POLICE were called to a Farnham town centre car park on Saturday after a member of the public raised concerns about the welfare of a dog locked inside a vehicle.

The Labrador was reportedly left inside a car parked in the hot sun without water, and although police have not confirmed which car park the dog was found in nor how it was rescued, the force did post on Facebook that it was "safely removed" and given a drink by a local resident.

Officers also warned dog owners that inside car temperatures can rise far higher than outside, adding they face prosecution, a fine or even a custodial sentence for leaving a dog unattended in a hot car.

A post on the Waverley Beat (Surrey Police) Facebook page read: "Today local Waverley officers have attended a Farnham car park after receiving a report of a distressed Labrador which was left in a car.

"The car was parked in the sun and no water had been left for the dog. Local officers remove the dog safely from the car and it was given a drink from a local resident.

"Please be aware that when it is 21 degrees outside the inside temperature in your car can rise to 40 degrees within 30 minutes, so please leave your dogs at home and don’t leave them in hot cars, as you could face prosecution from the RSPCA and a fine or even a custodial sentence."

It comes after beachgoers at Frensham Great Pond smashed a window to rescue a distressed French Bulldog left in a hot car for four hours in early August.

The bulldog was left in the car parked when the temperature was 35 degrees celcius and was showing signs of heatstroke when passers-by intervened.

The police and RSPCA were phoned, but no officers from either authority were available so a member of the public smashed the car window with a hammer.

The dog was safely rescued from the vehicle and handed over to the rangers’ office, but a furious exchange followed when the owners of the vehicle arrived to find their car damaged.

Under section 5(2)(a) of the Criminal Damage Act 1971, you have an excuse to commit an unlawful crime on someone’s property if you believe the owner would consent to the damage if they knew the circumstances.

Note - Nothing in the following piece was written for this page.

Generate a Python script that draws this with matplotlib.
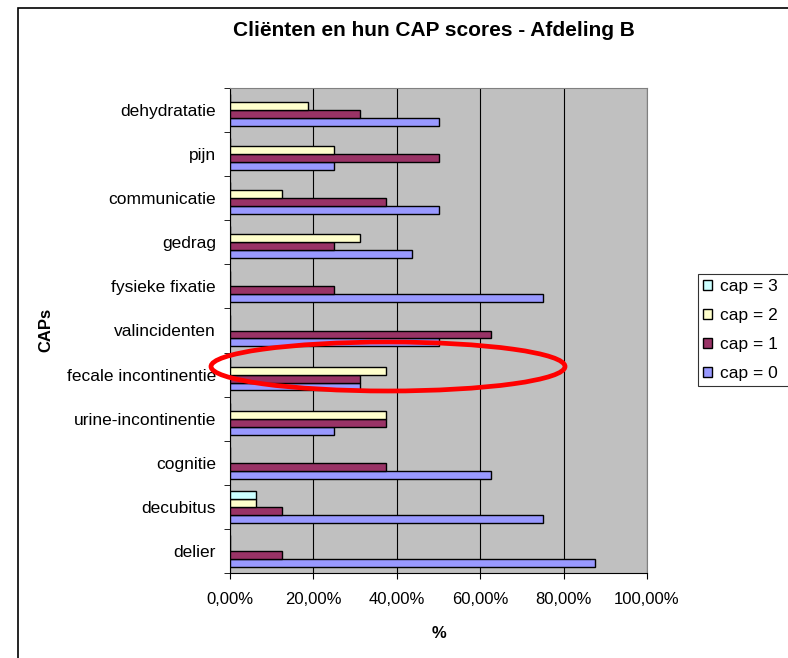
import numpy as np
import matplotlib
matplotlib.use('Agg')
import matplotlib.pyplot as plt
from matplotlib.patches import Ellipse, Rectangle

plt.rcParams['font.family'] = ['Liberation Sans', 'DejaVu Sans']

# categories from bottom to top
caps = ['delier', 'decubitus', 'cognitie', 'urine-incontinentie',
        'fecale incontinentie', 'valincidenten', 'fysieke fixatie',
        'gedrag', 'communicatie', 'pijn', 'dehydratatie']
cap0 = [87.5, 75, 62.5, 25, 31.25, 50, 75, 43.75, 50, 25, 50]
cap1 = [12.5, 12.5, 37.5, 37.5, 31.25, 62.5, 25, 25, 37.5, 50, 31.25]
cap2 = [0, 6.25, 0, 37.5, 37.5, 0, 0, 31.25, 12.5, 25, 18.75]
cap3 = [0, 6.25, 0, 0, 0, 0, 0, 0, 0, 0, 0]
series = [('cap = 0', cap0, '#9999FF'), ('cap = 1', cap1, '#993366'),
          ('cap = 2', cap2, '#FFFFCC'), ('cap = 3', cap3, '#CCFFFF')]
xticks = [0, 20, 40, 60, 80, 100]

W, H = 788, 658
fs = 12
fig = plt.figure(figsize=(W / 100, H / 100), dpi=100)

# chart area border (only top and left edges fall inside the image)
fig.patches.append(Rectangle((18 / W, -0.1), 2, 1.1 - 8 / H, transform=fig.transFigure,
                             fill=False, edgecolor='black', linewidth=1.2))

ax = fig.add_axes([230 / W, 1 - 573 / H, (647 - 230) / W, (573 - 88) / H])
ax.set_facecolor('#C0C0C0')

y = np.arange(len(caps))
h = 0.18
for i, (name, vals, col) in enumerate(series):
    ax.barh(y + (i - 1.5) * h, vals, height=h, color=col, edgecolor='black',
            linewidth=1, label=name, zorder=3)

ax.set_xlim(0, 100)
ax.set_ylim(-0.5, len(caps) - 0.5)
ax.set_xticks(xticks)
ax.set_xticklabels([f'{v:.2f}%'.replace('.', ',') for v in xticks], fontsize=fs)
ax.set_yticks(y)
ax.set_yticklabels(caps, fontsize=12.5)
ax.set_yticks(np.arange(len(caps) + 1) - 0.5, minor=True)
ax.tick_params(axis='y', which='major', length=0, pad=10)
ax.tick_params(axis='y', which='minor', length=4, direction='out')
ax.tick_params(axis='x', length=4, direction='out', pad=9.5)
ax.grid(axis='x', color='black', linewidth=0.8, zorder=1)
for s in ['top', 'right']:
    ax.spines[s].set_color('#808080')
for s in ['left', 'bottom']:
    ax.spines[s].set_color('black')

ax.set_xlabel('%', fontsize=fs, fontweight='bold', labelpad=14)
fig.text(46 / W, 1 - 330 / H, 'CAPs', rotation=90, fontsize=fs,
         fontweight='bold', ha='center', va='center')
fig.text(434 / W, 1 - 31 / H, 'Cliënten en hun CAP scores - Afdeling B',
         fontsize=15, fontweight='bold', ha='center', va='center')

handles, labels = ax.get_legend_handles_labels()
leg = fig.legend(handles[::-1], labels[::-1], loc='center left', mode='expand',
                 bbox_to_anchor=(698 / W, 1 - 387 / H, 120 / W, 114 / H), fontsize=12.5,
                 frameon=True, fancybox=False, edgecolor='black',
                 handlelength=0.5, handleheight=0.5, handletextpad=0.45,
                 labelspacing=0.8, borderpad=0.3, borderaxespad=0)
leg.get_frame().set_linewidth(0.8)

fig.patches.append(Ellipse((388 / W, 1 - 366.5 / H), 354 / W, 49 / H,
                           transform=fig.transFigure, fill=False,
                           edgecolor='#FF0000', linewidth=3.4, zorder=10))

fig.savefig('out.png', dpi=100)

The RSPCA said: "In an emergency, we may not be able to attend quickly enough and with no powers of entry, we’d need police assistance at such an incident.

"Don’t be afraid to dial 999, the police will inform us if animal welfare assistance is required.

"If the situation becomes critical for the dog and the police are too far away or unable to attend, many people’s instinct will be to break into the car to free the dog.

"If you decide to do this, please be aware that without proper justification, this could be classed as criminal damage and, potentially, you may need to defend your actions in court."